What is Dimension?
To understand the nature of four-dimensional space, a device called dimensional analogy is commonly employed. Dimensional analogy was used by Edwin Abbott Abbott in the book Flatland, which narrates a story about a square that lives in a two-dimensional world, like the surface of a piece of paper. From the perspective of this square, a three-dimensional being has seemingly god-like powers, such as ability to remove objects from a safe without breaking it open (by moving them across the third dimension), to see everything that from the two-dimensional perspective is enclosed behind walls, and to remain completely invisible by standing a few inches away in the third dimension.

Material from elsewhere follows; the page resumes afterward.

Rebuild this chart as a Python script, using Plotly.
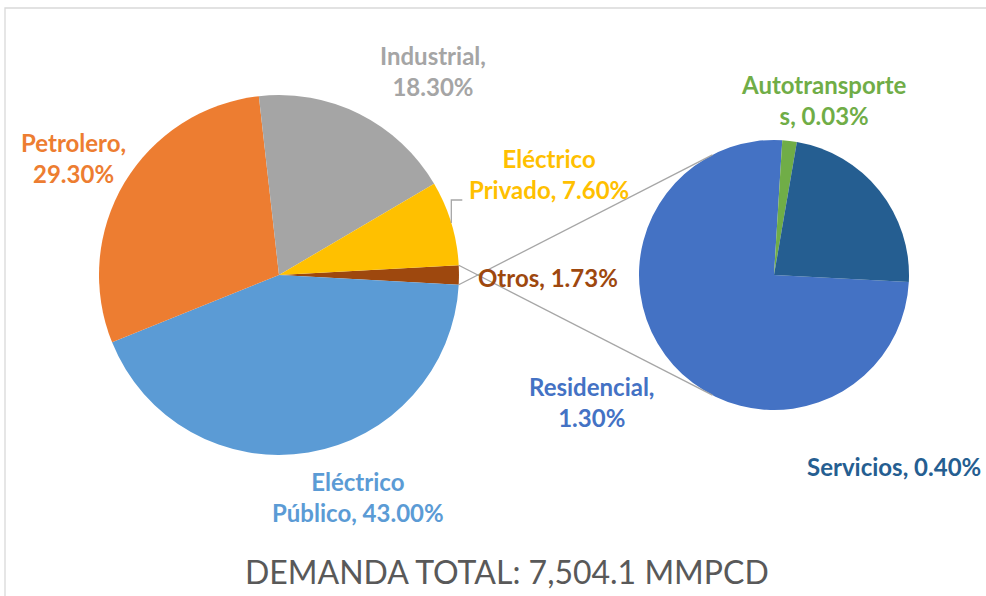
"""
Demanda de gas natural por sector (pie de pie)
"""
import math
import plotly.graph_objects as go

W, H = 986, 596

# Datos
main_labels = ["Otros", "Eléctrico Público", "Petrolero", "Industrial", "Eléctrico Privado"]
second_labels = ["Residencial", "Autotransportes", "Servicios"]
second_values = [1.30, 0.03, 0.40]
otros = round(sum(second_values), 2)
main_values = [otros, 43.00, 29.30, 18.30, 7.60]

main_colors = ["#9E480E", "#5B9BD5", "#ED7D31", "#A5A5A5", "#FFC000"]
second_colors = ["#4472C4", "#70AD47", "#255E91"]

title_text = "DEMANDA TOTAL: 7,504.1 MMPCD"

# Geometria (pixeles)
C1, R1 = (279, 275), 180
C2, R2 = (774, 275), 135
ROT2 = 93

total = sum(main_values)
rot1 = 90 - otros / total * 180


def fx(x):
    return x / W


def fy(y):
    return 1 - y / H


def domain(c, r):
    return dict(x=[fx(c[0] - r), fx(c[0] + r)], y=[fy(c[1] + r), fy(c[1] - r)])


def on_circle(c, r, ang):
    # angulo en grados, sentido horario desde las 12
    a = math.radians(ang)
    return c[0] + r * math.sin(a), c[1] - r * math.cos(a)


fig = go.Figure()

fig.add_trace(go.Pie(
    labels=main_labels, values=main_values, sort=False, direction="clockwise",
    rotation=rot1, domain=domain(C1, R1), marker=dict(colors=main_colors),
    textinfo="none", hoverinfo="label+value", showlegend=False
))
fig.add_trace(go.Pie(
    labels=second_labels, values=second_values, sort=False, direction="clockwise",
    rotation=ROT2, domain=domain(C2, R2), marker=dict(colors=second_colors),
    textinfo="none", hoverinfo="label+value", showlegend=False
))

shapes = []

# Lineas de conexion: bordes de "Otros" -> tangentes del segundo pie
for sign in (-1, 1):
    p = on_circle(C1, R1, 90 + sign * otros / total * 180)
    dx, dy = p[0] - C2[0], p[1] - C2[1]
    base = math.atan2(dy, dx)
    t = math.acos(R2 / math.hypot(dx, dy))
    q = (C2[0] + R2 * math.cos(base + sign * t), C2[1] + R2 * math.sin(base + sign * t))
    shapes.append(dict(type="line", xref="paper", yref="paper",
                       x0=fx(p[0]), y0=fy(p[1]), x1=fx(q[0]), y1=fy(q[1]),
                       line=dict(color="#A6A6A6", width=1.3)))

# Linea guia de Eléctrico Privado
acc = rot1 + sum(main_values[:4]) / total * 360
mid = acc + main_values[4] / total * 180
lp = on_circle(C1, R1, mid)
shapes.append(dict(type="path", xref="paper", yref="paper",
                   path=f"M {fx(lp[0])},{fy(lp[1])} L {fx(lp[0])},{fy(200)} L {fx(lp[0] + 11)},{fy(200)}",
                   line=dict(color="#A6A6A6", width=1.3)))

# Marco del grafico
shapes.append(dict(type="rect", xref="paper", yref="paper",
                   x0=fx(5), x1=1.02, y0=-0.02, y1=fy(8),
                   line=dict(color="#D9D9D9", width=1.3), fillcolor="rgba(0,0,0,0)"))

labels = [
    ("Industrial,<br>18.30%", 433, 71),
    ("Petrolero,<br>29.30%", 73, 158),
    ("Eléctrico<br>Privado, 7.60%", 549, 174),
    ("Otros, 1.73%", 548, 277),
    ("Autotransporte<br>s, 0.03%", 824, 100),
    ("Residencial,<br>1.30%", 592, 402),
    ("Eléctrico<br>Público, 43.00%", 358, 497),
]
label_colors = ["#A5A5A5", "#ED7D31", "#FFC000", "#9E480E", "#70AD47", "#4472C4", "#5B9BD5"]

annotations = []
for (text, x, y), color in zip(labels, label_colors):
    annotations.append(dict(text=f"<b>{text}</b>", x=fx(x), y=fy(y), xref="paper", yref="paper",
                            showarrow=False, align="center", xanchor="center", yanchor="middle",
                            font=dict(family="Lato", size=24, color=color)))
# en el original queda pegado al borde derecho
annotations.append(dict(text="<b>Servicios, 0.40%</b>", x=fx(983), y=fy(467), xref="paper", yref="paper",
                        showarrow=False, xanchor="right", yanchor="middle",
                        font=dict(family="Lato", size=24, color="#255E91")))
annotations.append(dict(text=title_text, x=fx(507), y=fy(571), xref="paper", yref="paper",
                        showarrow=False, xanchor="center", yanchor="middle",
                        font=dict(family="Lato", size=32, color="#595959")))

fig.update_layout(
    width=W, height=H,
    margin=dict(l=0, r=0, t=0, b=0),
    paper_bgcolor="white",
    plot_bgcolor="white",
    shapes=shapes,
    annotations=annotations,
)

# sin margen del body para que el grafico ocupe toda la ventana
fig.write_html("out.html", config={"displayModeBar": False},
               post_script="document.body.style.margin='0';")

By applying dimensional analogy, one can infer that a four-dimensional being would be capable of similar feats from our three-dimensional perspective. Rudy Rucker illustrates this in his novel Spaceland, in which the protagonist encounters four-dimensional beings who demonstrate such powers.
A useful application of dimensional analogy in visualizing the fourth dimension is in projection. A projection is a way for representing an n-dimensional object in n − 1 dimensions. For instance, computer screens are two-dimensional, and all the photographs of three-dimensional people, places and things are represented in two dimensions by projecting the objects onto a flat surface. When this is done, depth is removed and replaced with indirect information. The retina of the eye is also a two-dimensional array of receptors but the brain is able to perceive the nature of three-dimensional objects by inference from indirect information (such as shading, foreshortening, binocular vision, etc.). Artists often use perspective to give an illusion of three-dimensional depth to two-dimensional pictures.
Similarly, objects in the fourth dimension can be mathematically projected to the familiar 3 dimensions, where they can be more conveniently examined. In this case, the ‘retina’ of the four-dimensional eye is a three-dimensional array of receptors. A hypothetical being with such an eye would perceive the nature of four-dimensional objects by inferring four-dimensional depth from indirect information in the three-dimensional images in its retina.
The perspective projection of three-dimensional objects into the retina of the eye introduces artifacts such as foreshortening, which the brain interprets as
depth in the third dimension. In the same way, perspective projection from four dimensions produces similar foreshortening effects. By applying dimensional analogy, one may infer four-dimensional “depth” from these effects.